Every Catholic has been aware of the fact that Marian devotion and piety have declined drastically in some of the Western nations since the close of the 2nd Vatican Council - contrary to the intentions of the Conciliar Fathers who gave the faithful the most magnificent exposition of Marian doctrine in the history of the Church. Much of the blame for this sorry state of affairs is due to the false teachings and attitudes of faithless theologians. Take, for example, the recent book "What Are They Saying About Mary?" (Paulist Press, 1984) by a certain Anthony J. Tambasco, an assistant professor of theology at Georgetown University . Therein we are treated to his "new insights" within a "renewed and renewing Church" which is said to give us a Christology and Mariology "from below." One is tempted to agree "Yes, indeed, from below," that is, from the very pit of hell.
Let us see what Mr. Tambasco teaches us as the verdict of "contemporary theology" in his obvious bias against "new titles and privileges that would tend to further distinguish Mary from the rest of creation." The framework of his presentation is clearly a rehash of the older Modernism which posed a radical distinction between the "Jesus of history" and the "Christ of Faith". Like older Modernists, Tambasco believes that the Gospels are not historically accurate. He writes:
- "Many of the definite claims of Jesus, e.g., to divinity, are not so much biographical reports from the earthly Jesus as theological statements of the risen Jesus retrojected into the public life." (page 14)
- "it seems likely that He (Jesus) did not consciously know of His divinity until death and resurrection." (page 14)

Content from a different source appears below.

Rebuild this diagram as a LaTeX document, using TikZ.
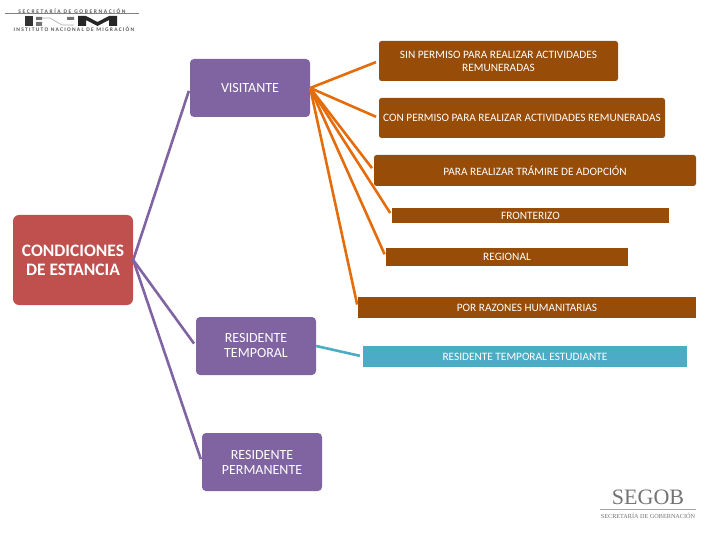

According to Tambasco, if we can not be sure of the historical details of Our Lord's life, we are even less sure of the historical facts concerning Our Blessed Mother. Following in the wake of unbelieving or skeptical scholars (of the Raymond Brown vintage) utilizing an Historical-Critical Method (taken to excess), Tambasco affirms: "We have in the quest for the historical Mary a parallel but exacerbated version of the problem of searching for the historical Jesus." (page 15)
Our author's "Christology from below" concludes to the following heresies:
- "If it makes sense to develop a Christology 'from below' and to conclude that even Jesus did not have full insight into His divinity until His Resurrection, then it makes sense to develop a Mariology 'from below' which would have to assume that Mary could not know more than Jesus during the public life... Mary did not learn of the divinity of her Son until after His resurrection." (page 18)
- As to the virginal conception of Our Divine Lord, our author follows Raymond Brown in alleging that Scripture leaves its "historicity an open question". (page 20)
- Similarly, the perpetual Virginity of Our Lady may only be a "theological symbol." (page 22-23)
- Tambasco repeatedly affirms his conviction that the texts of Holy Scripture "convey her (Mary's) attitudes, but not necessarily the actual events." (page 27)
- "We recognize that the Annunciation and Visitation scenes may be symbolic stories, as may be Cana and the description of Mary at Calvary." (page 30)
- The height of Tambasco's blasphemy and insolence directed against the traditional Catholic understanding of the written Word of God is reached when he gives credence to the suggestion that the Evangelist Mark tells the story (3:20-21) "in which Jesus' family (including Mary?) thought He was crazy." (page 27)
Tambasco repeatedly expresses his own disbelief in the historicity and inerrancy of Holy Scripture. He attributes the Church's "high estimate of Mary" to later theological interpretations and dogmatic definitions which would constitute a falsification of the real meaning of the Scriptural texts. Thus, there results an unbridgeable gap between biblical exegesis and the Church's dogmatic theology.
- There is much that deserves refutation in this bizarre book - including his comments on Original Sin (pages 49-51)
- and his sympathy for the "many theologians and exegetes (who) wonder if it is legitimate to divide a person into body and soul". (page. 52)
- But perhaps enough has been shown to indicate the faulty premises for the author's view that Marian devotion and piety in the post-conciliar Church have been "rightly reduced to a minor role' " (page 71)
- Not for him is "Marian triumphalism"; he rather rejoices in the feminist aberrations of such dissenters as Rosemary Reuther, Elizabeth Schussler-Fiorenza, Mary Daly, and Andrew Greeley (see page 78).
This is a wicked book. Fortunately, it lacks an Imprimatur. Nevertheless, it is calculated to do harm to those unacquainted with the inroads a virulent neo-Modemism continues to make in our day. As an example of "current theology", it constitutes a menace to the faith of the Catholic People of God.